The Fed will aim to keep the domestic securities holdings in its System Open Market Account at about $2.654 trillion, according to separate a statement today from the Federal Reserve Bank of New York.
“They want to keep as accommodative as possible for as long as they can to hopefully add some juice to the economy and raise demand until the recovery is on a firmer footing,” said Sam Bullard, a senior economist at Wells Fargo Securities LLC in Charlotte, North Carolina. “They acknowledged economic conditions have deteriorated since the April meeting.”
The U.S. economy grew at an annual rate of 1.8 percent in the first quarter, down from 3.1 percent in the fourth quarter of 2010, and recent data have shown manufacturing and consumer and business sentiment weakening.
Fed governors and regional-bank presidents now say the economy will expand by 2.7 percent to 2.9 percent this year, down from April’s forecasts of 3.1 percent to 3.3 percent, based on the median range of projections. Growth in 2012 will range from 3.3 percent to 3.7 percent, compared with forecasts of 3.5 percent to 4.2 percent in April, the Fed said.
Central bankers raised their forecast range for the U.S. unemployment rate to average 8.6 percent to 8.9 percent in the fourth quarter of 2011, compared with projections of 8.4 percent to 8.7 percent in April. For the fourth quarter of 2012, the rate will average 7.8 percent to 8.2 percent, versus prior forecasts of 7.6 percent to 7.9 percent.
Inflation excluding food and energy prices will range from 1.5 percent to 1.8 percent this year, the projections today showed, up from 1.3 percent to 1.6 percent in the April forecasts.

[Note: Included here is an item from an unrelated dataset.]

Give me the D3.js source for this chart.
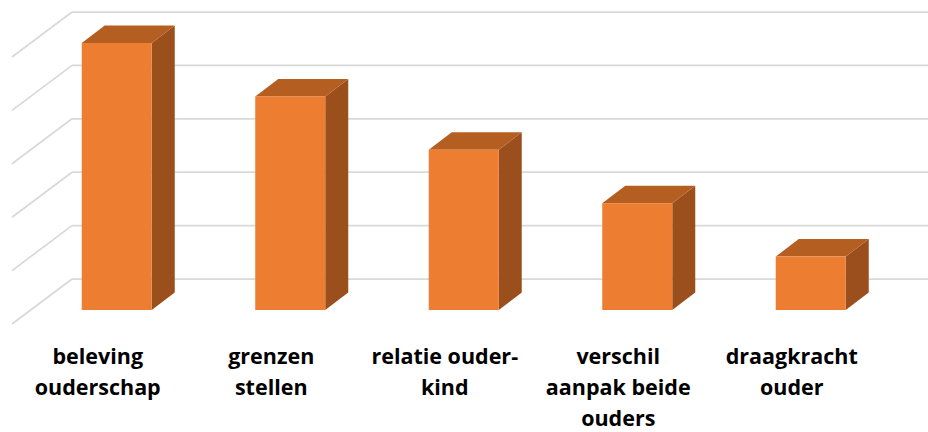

That’s based on the Commerce Department’s core personal consumption expenditures price index.
“Inflation has moved up recently, but the Committee anticipates that inflation will subside to levels at or below those consistent with the Committee’s dual mandate as the effects of past energy and other commodity price increases dissipate,” the statement said.
Bernanke said on June 7 that policy makers will “closely monitor” inflation, while predicting that price increases will ease in the medium term. The consumer price index rose 3.6 percent for the 12 months ending in May, the most since October 2008, as food and fuel prices drove the benchmark higher. So- called core CPI, the index excluding food and fuel, rose 1.5 percent during the same period, the most since January 2010.